(Plotting code records)
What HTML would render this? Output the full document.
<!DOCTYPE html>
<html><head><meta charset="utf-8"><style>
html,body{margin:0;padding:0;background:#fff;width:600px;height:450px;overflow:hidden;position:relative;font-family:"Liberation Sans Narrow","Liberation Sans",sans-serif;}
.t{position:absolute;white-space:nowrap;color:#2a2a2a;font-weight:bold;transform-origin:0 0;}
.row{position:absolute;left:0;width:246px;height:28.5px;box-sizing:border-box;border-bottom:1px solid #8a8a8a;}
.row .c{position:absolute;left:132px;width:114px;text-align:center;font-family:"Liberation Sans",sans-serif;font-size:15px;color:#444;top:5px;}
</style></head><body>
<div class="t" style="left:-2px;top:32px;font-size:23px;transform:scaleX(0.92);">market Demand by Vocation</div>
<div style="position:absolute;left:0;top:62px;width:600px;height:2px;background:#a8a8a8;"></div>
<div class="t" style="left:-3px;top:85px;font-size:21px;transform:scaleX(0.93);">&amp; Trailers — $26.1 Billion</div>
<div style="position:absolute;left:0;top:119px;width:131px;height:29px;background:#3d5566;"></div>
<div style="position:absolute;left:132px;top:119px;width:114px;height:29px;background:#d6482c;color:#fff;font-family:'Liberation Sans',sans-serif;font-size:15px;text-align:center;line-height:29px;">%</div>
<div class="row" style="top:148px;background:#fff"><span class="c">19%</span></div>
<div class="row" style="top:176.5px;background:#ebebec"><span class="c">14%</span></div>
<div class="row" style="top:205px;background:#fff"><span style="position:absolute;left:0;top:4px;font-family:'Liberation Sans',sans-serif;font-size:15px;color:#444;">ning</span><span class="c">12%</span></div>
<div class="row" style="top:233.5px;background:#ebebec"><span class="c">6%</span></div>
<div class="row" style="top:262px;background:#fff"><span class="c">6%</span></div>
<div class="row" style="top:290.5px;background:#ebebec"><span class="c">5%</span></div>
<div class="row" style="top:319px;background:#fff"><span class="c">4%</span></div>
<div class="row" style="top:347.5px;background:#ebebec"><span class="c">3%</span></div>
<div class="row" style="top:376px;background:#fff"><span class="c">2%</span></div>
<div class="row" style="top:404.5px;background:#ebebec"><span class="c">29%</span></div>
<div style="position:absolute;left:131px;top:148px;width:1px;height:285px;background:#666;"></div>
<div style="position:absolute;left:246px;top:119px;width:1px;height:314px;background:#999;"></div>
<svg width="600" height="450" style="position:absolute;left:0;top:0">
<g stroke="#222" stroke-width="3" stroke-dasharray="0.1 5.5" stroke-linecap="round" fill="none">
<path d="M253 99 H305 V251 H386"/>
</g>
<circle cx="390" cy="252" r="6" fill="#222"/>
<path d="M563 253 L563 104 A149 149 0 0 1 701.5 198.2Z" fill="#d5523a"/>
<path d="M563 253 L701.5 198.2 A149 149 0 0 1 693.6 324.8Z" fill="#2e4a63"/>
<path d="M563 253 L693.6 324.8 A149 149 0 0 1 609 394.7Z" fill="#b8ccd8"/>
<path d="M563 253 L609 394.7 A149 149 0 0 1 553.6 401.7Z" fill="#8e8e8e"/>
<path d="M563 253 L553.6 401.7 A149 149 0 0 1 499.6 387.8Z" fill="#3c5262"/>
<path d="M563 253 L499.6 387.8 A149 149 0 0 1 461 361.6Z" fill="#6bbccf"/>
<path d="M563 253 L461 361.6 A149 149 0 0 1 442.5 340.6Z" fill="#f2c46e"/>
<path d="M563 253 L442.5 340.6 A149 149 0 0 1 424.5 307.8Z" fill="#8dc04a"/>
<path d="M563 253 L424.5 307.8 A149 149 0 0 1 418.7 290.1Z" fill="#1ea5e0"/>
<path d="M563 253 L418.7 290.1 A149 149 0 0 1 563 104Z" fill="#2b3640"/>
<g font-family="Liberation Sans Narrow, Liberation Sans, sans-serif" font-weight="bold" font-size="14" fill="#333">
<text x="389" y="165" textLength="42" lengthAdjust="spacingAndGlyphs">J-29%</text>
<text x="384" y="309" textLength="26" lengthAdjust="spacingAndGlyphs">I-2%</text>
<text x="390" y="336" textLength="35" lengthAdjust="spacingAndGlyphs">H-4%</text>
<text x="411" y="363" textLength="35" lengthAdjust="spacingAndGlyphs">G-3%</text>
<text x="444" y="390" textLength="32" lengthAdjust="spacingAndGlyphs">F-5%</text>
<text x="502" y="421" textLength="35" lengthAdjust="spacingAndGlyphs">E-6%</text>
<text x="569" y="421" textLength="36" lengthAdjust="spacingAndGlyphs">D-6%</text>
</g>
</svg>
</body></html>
---
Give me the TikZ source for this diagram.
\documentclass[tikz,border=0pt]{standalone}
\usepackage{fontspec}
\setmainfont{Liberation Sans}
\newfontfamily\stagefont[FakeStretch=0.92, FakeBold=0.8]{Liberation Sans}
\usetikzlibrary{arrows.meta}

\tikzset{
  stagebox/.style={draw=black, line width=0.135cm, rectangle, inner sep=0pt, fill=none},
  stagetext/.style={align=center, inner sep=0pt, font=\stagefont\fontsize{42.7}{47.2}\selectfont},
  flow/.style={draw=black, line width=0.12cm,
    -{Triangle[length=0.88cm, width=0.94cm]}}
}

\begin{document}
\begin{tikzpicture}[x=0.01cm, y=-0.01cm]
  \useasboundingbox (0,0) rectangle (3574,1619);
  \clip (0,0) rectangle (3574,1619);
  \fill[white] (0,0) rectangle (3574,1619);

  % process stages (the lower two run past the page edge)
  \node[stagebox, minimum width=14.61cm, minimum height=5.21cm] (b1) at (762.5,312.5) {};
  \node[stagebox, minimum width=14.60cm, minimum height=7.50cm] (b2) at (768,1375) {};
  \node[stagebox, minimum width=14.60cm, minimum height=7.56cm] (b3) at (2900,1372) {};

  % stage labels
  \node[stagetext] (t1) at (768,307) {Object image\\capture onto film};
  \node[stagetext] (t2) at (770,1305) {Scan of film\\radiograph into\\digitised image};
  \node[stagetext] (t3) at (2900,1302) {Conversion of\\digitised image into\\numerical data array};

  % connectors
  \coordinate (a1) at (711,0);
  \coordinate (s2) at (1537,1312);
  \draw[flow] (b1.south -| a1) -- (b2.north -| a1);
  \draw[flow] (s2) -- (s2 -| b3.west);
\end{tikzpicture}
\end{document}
* * *
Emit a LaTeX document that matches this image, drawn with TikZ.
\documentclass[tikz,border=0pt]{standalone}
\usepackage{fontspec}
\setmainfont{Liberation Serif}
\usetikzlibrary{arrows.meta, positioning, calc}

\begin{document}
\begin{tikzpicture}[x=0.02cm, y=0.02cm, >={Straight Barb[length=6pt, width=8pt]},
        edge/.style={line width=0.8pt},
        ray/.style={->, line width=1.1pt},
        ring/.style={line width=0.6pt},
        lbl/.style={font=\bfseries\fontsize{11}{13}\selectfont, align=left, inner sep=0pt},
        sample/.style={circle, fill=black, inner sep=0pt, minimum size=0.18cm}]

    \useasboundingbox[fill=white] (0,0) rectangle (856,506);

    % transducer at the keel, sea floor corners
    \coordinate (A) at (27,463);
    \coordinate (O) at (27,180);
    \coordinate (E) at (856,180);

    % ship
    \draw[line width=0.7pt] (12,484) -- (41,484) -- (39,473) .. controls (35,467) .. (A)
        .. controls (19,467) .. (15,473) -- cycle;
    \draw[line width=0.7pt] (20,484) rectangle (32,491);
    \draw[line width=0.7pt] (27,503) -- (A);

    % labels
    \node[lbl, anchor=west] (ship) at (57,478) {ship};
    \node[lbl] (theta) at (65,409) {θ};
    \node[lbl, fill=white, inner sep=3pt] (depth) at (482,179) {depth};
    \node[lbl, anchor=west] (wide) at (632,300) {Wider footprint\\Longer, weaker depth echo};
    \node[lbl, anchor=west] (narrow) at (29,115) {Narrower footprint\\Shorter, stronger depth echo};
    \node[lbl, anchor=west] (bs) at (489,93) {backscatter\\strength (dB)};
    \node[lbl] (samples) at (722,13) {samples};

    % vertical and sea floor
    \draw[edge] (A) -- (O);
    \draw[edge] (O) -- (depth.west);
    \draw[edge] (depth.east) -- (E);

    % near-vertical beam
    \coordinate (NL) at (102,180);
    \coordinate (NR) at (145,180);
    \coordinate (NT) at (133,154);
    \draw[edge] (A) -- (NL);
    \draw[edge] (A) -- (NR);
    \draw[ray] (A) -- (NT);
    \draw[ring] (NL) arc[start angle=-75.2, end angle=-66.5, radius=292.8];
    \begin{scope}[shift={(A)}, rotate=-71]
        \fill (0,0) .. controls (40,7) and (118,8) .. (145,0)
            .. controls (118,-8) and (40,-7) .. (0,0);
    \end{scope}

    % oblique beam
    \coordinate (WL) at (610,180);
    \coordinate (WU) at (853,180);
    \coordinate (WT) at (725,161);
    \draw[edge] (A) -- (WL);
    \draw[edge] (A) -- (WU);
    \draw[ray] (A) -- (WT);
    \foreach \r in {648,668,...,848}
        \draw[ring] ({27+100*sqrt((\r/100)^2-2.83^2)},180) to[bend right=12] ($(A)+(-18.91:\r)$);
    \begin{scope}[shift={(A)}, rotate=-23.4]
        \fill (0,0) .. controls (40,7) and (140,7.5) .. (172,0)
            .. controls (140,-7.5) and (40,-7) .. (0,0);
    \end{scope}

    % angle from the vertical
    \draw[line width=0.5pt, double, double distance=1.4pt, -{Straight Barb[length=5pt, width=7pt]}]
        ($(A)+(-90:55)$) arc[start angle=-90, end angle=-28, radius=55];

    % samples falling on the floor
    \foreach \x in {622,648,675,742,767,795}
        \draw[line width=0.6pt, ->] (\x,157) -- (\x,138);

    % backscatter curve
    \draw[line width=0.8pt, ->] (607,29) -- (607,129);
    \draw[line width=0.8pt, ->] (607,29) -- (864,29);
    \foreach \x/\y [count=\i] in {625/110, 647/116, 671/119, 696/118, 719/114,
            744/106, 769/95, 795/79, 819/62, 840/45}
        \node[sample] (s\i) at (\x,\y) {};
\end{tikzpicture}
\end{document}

### Task prompt
Your output shall consist solely of the lines from the line with "Emit a LaTeX" to the line with "(depth.east) -- (E);", reproduced exactly, both ends included.

### Full output
Emit a LaTeX document that matches this image, drawn with TikZ.
\documentclass[tikz,border=0pt]{standalone}
\usepackage{fontspec}
\setmainfont{Liberation Serif}
\usetikzlibrary{arrows.meta, positioning, calc}

\begin{document}
\begin{tikzpicture}[x=0.02cm, y=0.02cm, >={Straight Barb[length=6pt, width=8pt]},
        edge/.style={line width=0.8pt},
        ray/.style={->, line width=1.1pt},
        ring/.style={line width=0.6pt},
        lbl/.style={font=\bfseries\fontsize{11}{13}\selectfont, align=left, inner sep=0pt},
        sample/.style={circle, fill=black, inner sep=0pt, minimum size=0.18cm}]

    \useasboundingbox[fill=white] (0,0) rectangle (856,506);

    % transducer at the keel, sea floor corners
    \coordinate (A) at (27,463);
    \coordinate (O) at (27,180);
    \coordinate (E) at (856,180);

    % ship
    \draw[line width=0.7pt] (12,484) -- (41,484) -- (39,473) .. controls (35,467) .. (A)
        .. controls (19,467) .. (15,473) -- cycle;
    \draw[line width=0.7pt] (20,484) rectangle (32,491);
    \draw[line width=0.7pt] (27,503) -- (A);

    % labels
    \node[lbl, anchor=west] (ship) at (57,478) {ship};
    \node[lbl] (theta) at (65,409) {θ};
    \node[lbl, fill=white, inner sep=3pt] (depth) at (482,179) {depth};
    \node[lbl, anchor=west] (wide) at (632,300) {Wider footprint\\Longer, weaker depth echo};
    \node[lbl, anchor=west] (narrow) at (29,115) {Narrower footprint\\Shorter, stronger depth echo};
    \node[lbl, anchor=west] (bs) at (489,93) {backscatter\\strength (dB)};
    \node[lbl] (samples) at (722,13) {samples};

    % vertical and sea floor
    \draw[edge] (A) -- (O);
    \draw[edge] (O) -- (depth.west);
    \draw[edge] (depth.east) -- (E);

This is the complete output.